I hesitate because it's a moot point. I've said already that it was centuries too late and to somebody like me, sensitive to right goodliness of speechcraft, the translations produced by Rome have invariably been wanting in some respect. That which I grew up with was crass and unlovely; the most recent is worse in many ways, inauthentic, artificial, sounds like the narration of a bus schedule (I got that impression from Fortescue), against which men do well to oppose. It was, and is, too late. And because the plainsong melodies of the Graduale are in Latin, the works of the great Renaissance composers are in Latin, &c, Latin has become the shibboleth of the traditionalist cause. Therein is their wisdom, yet also their downfall or, rather, can be discerned the tragedy of the Roman communion. Where, at Trent, it was almost treasonable to the Roman communion to even countenance vernacular rites, deemed later to be "impious" by Pius V, I would argue that she missed the chance to reform herself on holistic principles rather than unflinching, erroneous ones. The Reformation, while largely tragic, had some wisdom yet Rome refused it and continued in her error.
And so to-day, in this godless age of misrule, the question of Latin is more important than ever. We're faced with problems in education, problems in translation, problems in music; so many that a man's life would not suffice if I told all. Ultimately, I would argue that Latin is more important to a literate congregation, which is a question of education. Latin has almost completely disappeared from our schools, to our great loss and the permanent marring of our society. John of Salisbury, in the Metalogicon, complained of educational standards of his time and he was the beneficiary of a classical education and lived during the springtime of the Middle Ages! In our own time, if Latin as the language of liturgy is to be salvaged and made worthwhile then work must needs begin with the classroom and here we are miserably subject to the competing liberal idealogues, ministers of education, Ofsted, &c, and my, do they despise Latin! And the reason they despise Latin (and Greek) is because it's old, irrelevant and a classical education is by no means a moral activity. Sex education and tolerance is more important nowadays.

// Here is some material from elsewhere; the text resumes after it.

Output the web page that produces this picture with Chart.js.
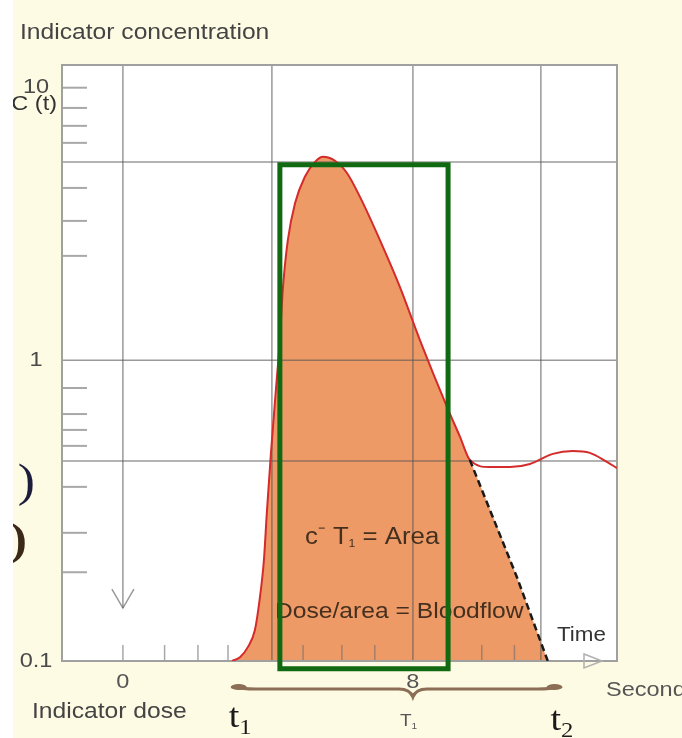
<!DOCTYPE html>
<html>
<head>
<meta charset="utf-8">
<script src="https://cdn.jsdelivr.net/npm/chart.js@4.4.0/dist/chart.umd.min.js"></script>
<style>
  html, body { margin: 0; padding: 0; background: #fefbe4; }
  #wrap { width: 682px; height: 738px; }
</style>
</head>
<body>
<div id="wrap"><canvas id="chart" width="682" height="738"></canvas></div>
<script>
// indicator dilution curve (x in seconds, y log)
const curveX = [3.01, 3.23, 3.45, 3.64, 3.77, 3.89, 3.97, 4.08, 4.22, 4.33,
  4.41, 4.55, 4.75, 5.02, 5.30, 5.52, 5.85, 6.18, 6.54, 7.09,
  7.64, 8.19, 8.94, 9.30, 9.57, 10.12, 10.68, 11.23, 11.86, 12.41,
  12.88, 13.35, 13.63];
const curveY = [0.1, 0.103, 0.112, 0.128, 0.163, 0.225, 0.328, 0.523, 0.882, 1.32,
  1.97, 2.94, 3.96, 4.89, 5.51, 5.74, 5.56, 5.04, 4.16, 2.94,
  2.02, 1.32, 0.77, 0.605, 0.503, 0.475, 0.475, 0.487, 0.528, 0.540,
  0.532, 0.495, 0.471];
const junction = 24; // where the extrapolated decay leaves the curve

// dashed extrapolation of the decay down to the baseline
const extrapX = [9.57, 10.87, 11.72];
const extrapY = [0.503, 0.196, 0.1];

// green box: mean concentration x T1
const boxX = [4.33, 8.97];
const boxY = [0.094, 5.38];

const gridX = [0, 4.11, 8, 11.53];
const gridY = [5.51, 1.12, 0.499];
const minorX = [0, 1.15, 2.07, 2.9, 4.97, 6.04, 6.95, 9.9, 10.8];
const minorY = [10, 8.5, 7.36, 6.42, 4.47, 3.43, 2.59, 0.896, 0.727, 0.64, 0.563, 0.405, 0.28, 0.204];
const xTickValues = [0, 8];
const xTickLabels = ['0', '8'];
const yTickValues = [0.1, 1.12, 10];
const yTickLabels = ['0.1', '1', '10'];
const doseArrowTip = 0.153;
const t1X = 3.0, t2X = 12.1, braceMidX = 8;

const curvePts = curveX.map((x, i) => ({ x: x, y: curveY[i] }));
const extrapPts = extrapX.map((x, i) => ({ x: x, y: extrapY[i] }));
const fillPts = curvePts.slice(0, junction + 1).concat(extrapPts.slice(1));
const boxPts = [
  { x: boxX[0], y: boxY[0] }, { x: boxX[0], y: boxY[1] },
  { x: boxX[1], y: boxY[1] }, { x: boxX[1], y: boxY[0] },
  { x: boxX[0], y: boxY[0] }, { x: boxX[0], y: boxY[1] }
];

const SANS = '"Liberation Sans", Arial, sans-serif';
const SERIF = '"Liberation Serif", "Times New Roman", serif';
const STRETCH = 1.12; // source text is a bit wide

function text(ctx, s, x, y, size, color, align, family, weight) {
  ctx.save();
  ctx.translate(x, y);
  ctx.scale(STRETCH, 1);
  ctx.font = (weight || 'normal') + ' ' + size + 'px ' + (family || SANS);
  ctx.fillStyle = color;
  ctx.textAlign = align || 'left';
  ctx.textBaseline = 'middle';
  ctx.fillText(s, 0, 0);
  ctx.restore();
}

// pieces of text on one baseline: [string, size, dy]
function runs(ctx, x, y, parts, color, family) {
  ctx.save();
  ctx.translate(x, y);
  ctx.scale(STRETCH, 1);
  ctx.fillStyle = color;
  ctx.textBaseline = 'alphabetic';
  let cx = 0;
  parts.forEach(p => {
    ctx.font = p[1] + 'px ' + (family || SANS);
    ctx.fillText(p[0], cx, p[2] || 0);
    cx += ctx.measureText(p[0]).width;
  });
  ctx.restore();
}

const decor = {
  id: 'decor',
  beforeDraw(chart) {
    const { ctx, chartArea: a } = chart;
    ctx.save();
    ctx.fillStyle = '#fefbe4';
    ctx.fillRect(0, 0, chart.width, chart.height);
    ctx.fillStyle = '#ffffff';
    ctx.fillRect(0, 0, 13, chart.height);
    ctx.fillRect(a.left, a.top, a.right - a.left, a.bottom - a.top);
    ctx.restore();
  },
  afterDatasetDraw(chart, args) {
    const { ctx, chartArea: a, scales: { x: xs, y: ys } } = chart;
    if (args.index === 0) {
      // grid, ticks and frame over the shaded area
      ctx.save();
      ctx.strokeStyle = 'rgba(85,85,85,0.6)';
      ctx.lineWidth = 1.5;
      gridX.forEach(v => {
        const px = xs.getPixelForValue(v);
        const end = v === 0 ? ys.getPixelForValue(doseArrowTip) : a.bottom;
        ctx.beginPath();
        ctx.moveTo(px, a.top);
        ctx.lineTo(px, end);
        ctx.stroke();
        if (v === 0) {
          ctx.beginPath();
          ctx.moveTo(px - 11, end - 19);
          ctx.lineTo(px, end);
          ctx.lineTo(px + 11, end - 19);
          ctx.stroke();
        }
      });
      gridY.forEach(v => {
        const py = ys.getPixelForValue(v);
        ctx.beginPath();
        ctx.moveTo(a.left, py);
        ctx.lineTo(a.right, py);
        ctx.stroke();
      });
      ctx.strokeStyle = 'rgba(110,110,110,0.6)';
      ctx.lineWidth = 1.5;
      minorX.forEach(v => {
        const px = xs.getPixelForValue(v);
        ctx.beginPath();
        ctx.moveTo(px, a.bottom - 16);
        ctx.lineTo(px, a.bottom);
        ctx.stroke();
      });
      ctx.lineWidth = 2;
      minorY.forEach(v => {
        const py = ys.getPixelForValue(v);
        ctx.beginPath();
        ctx.moveTo(a.left, py);
        ctx.lineTo(a.left + 25, py);
        ctx.stroke();
      });
      ctx.strokeStyle = '#a0a0a0';
      ctx.lineWidth = 2;
      ctx.strokeRect(a.left, a.top, a.right - a.left, a.bottom - a.top);
      ctx.restore();
    }
    if (args.index === 2) {
      runs(ctx, 305, 544, [['c', 23], ['\u207B', 20, -4], [' T', 23], ['1', 11, 3], [' = Area', 23]], '#45301f');
      runs(ctx, 275, 618, [['Dose/area = Bloodflow', 22]], '#45301f');
    }
  },
  afterDraw(chart) {
    const { ctx, chartArea: a, scales: { x: xs, y: ys } } = chart;

    text(ctx, 'Indicator concentration', 20, 33, 22, '#444444');

    yTickValues.forEach((v, i) => {
      text(ctx, yTickLabels[i], 36, ys.getPixelForValue(v), 21, '#4a4a4a', 'center');
    });
    xTickValues.forEach((v, i) => {
      text(ctx, xTickLabels[i], xs.getPixelForValue(v), a.bottom + 21, 21, '#555555', 'center');
    });

    // leftovers cut off by the slide edge
    ctx.save();
    ctx.beginPath();
    ctx.rect(13, 0, chart.width, chart.height);
    ctx.clip();
    text(ctx, 'C (t)', 57, 104, 21, '#333333', 'right');
    text(ctx, ')', 35, 484, 46, '#1c1c3c', 'right', SERIF);
    text(ctx, ')', 27, 543, 44, '#3b2818', 'right', SERIF, 'bold');
    ctx.restore();

    text(ctx, 'Time', 557, 635, 20, '#333333');

    // open arrow head on the time axis
    ctx.save();
    ctx.strokeStyle = '#b0b0b0';
    ctx.lineWidth = 1.5;
    ctx.beginPath();
    ctx.moveTo(a.right - 33, a.bottom - 7);
    ctx.lineTo(a.right - 15, a.bottom);
    ctx.lineTo(a.right - 33, a.bottom + 7);
    ctx.closePath();
    ctx.stroke();
    ctx.restore();

    text(ctx, 'Seconds', 606, 690, 21, '#555555');
    text(ctx, 'Indicator dose', 32, 712, 22, '#444444');

    // brace under the passage time
    const b1 = xs.getPixelForValue(t1X), b2 = xs.getPixelForValue(t2X), bm = xs.getPixelForValue(braceMidX);
    const y0 = a.bottom + 27;
    ctx.save();
    ctx.strokeStyle = '#8c6d55';
    ctx.fillStyle = '#8c6d55';
    ctx.lineWidth = 3;
    ctx.beginPath();
    ctx.moveTo(b1 + 4, y0 - 1);
    ctx.quadraticCurveTo(b1 + 10, y0 + 1, b1 + 24, y0 + 1);
    ctx.lineTo(bm - 14, y0 + 1);
    ctx.quadraticCurveTo(bm - 3, y0 + 1, bm, y0 + 9);
    ctx.quadraticCurveTo(bm + 3, y0 + 1, bm + 14, y0 + 1);
    ctx.lineTo(b2 - 24, y0 + 1);
    ctx.quadraticCurveTo(b2 - 10, y0 + 1, b2 - 4, y0 - 1);
    ctx.stroke();
    ctx.beginPath();
    ctx.ellipse(b1 + 7, y0 - 1, 8, 3, 0, 0, Math.PI * 2);
    ctx.ellipse(b2 - 7, y0 - 1, 8, 3, 0, 0, Math.PI * 2);
    ctx.fill();
    ctx.restore();

    runs(ctx, b1 - 3, 727, [['t', 34], ['1', 22, 7]], '#1a1a1a', SERIF);
    runs(ctx, b2 - 11, 730, [['t', 34], ['2', 22, 7]], '#1a1a1a', SERIF);
    runs(ctx, bm - 13, 726, [['T', 17], ['1', 9, 3]], '#555555');
  }
};

const ctx = document.getElementById('chart').getContext('2d');
new Chart(ctx, {
  type: 'line',
  data: {
    datasets: [
      {
        data: fillPts, fill: 'start', backgroundColor: '#ee9a66',
        borderColor: 'transparent', pointRadius: 0,
        cubicInterpolationMode: 'monotone', order: 4
      },
      {
        data: curvePts, fill: false, borderColor: '#d42b2b', borderWidth: 2,
        pointRadius: 0, cubicInterpolationMode: 'monotone', order: 3
      },
      {
        data: extrapPts, fill: false, borderColor: '#1a1a1a', borderWidth: 2.5,
        borderDash: [7, 4], pointRadius: 0, tension: 0, order: 2
      },
      {
        data: boxPts, fill: false, borderColor: '#116a11', borderWidth: 5,
        pointRadius: 0, tension: 0, clip: false, borderJoinStyle: 'miter', order: 1
      }
    ]
  },
  options: {
    responsive: false,
    animation: false,
    events: [],
    layout: { padding: { left: 62, right: 65, top: 65, bottom: 77 } },
    plugins: { legend: { display: false }, tooltip: { enabled: false } },
    scales: {
      x: { type: 'linear', min: -1.68, max: 13.63, display: false },
      y: { type: 'logarithmic', min: 0.1, max: 12, display: false }
    }
  },
  plugins: [decor]
});
</script>
</body>
</html>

It's all vain and the dark ages are here. If vernacular liturgy was ever to work in the Roman communion the Council of Trent should have made provision for it. Only it didn't. Rome persisted with the meandering, mumbling priest for four hundred years and then produced banal translations that are to nobody's liking and quod erat demonstrandum. The tree is known by its fruit, and what are the fruits thereof? A church that is largely ashamed of its own tradition, with hordes of clueless priests and lay people and a remnant who make a fetish of the worst abuses prior to Vatican II just because they're performed in Latin.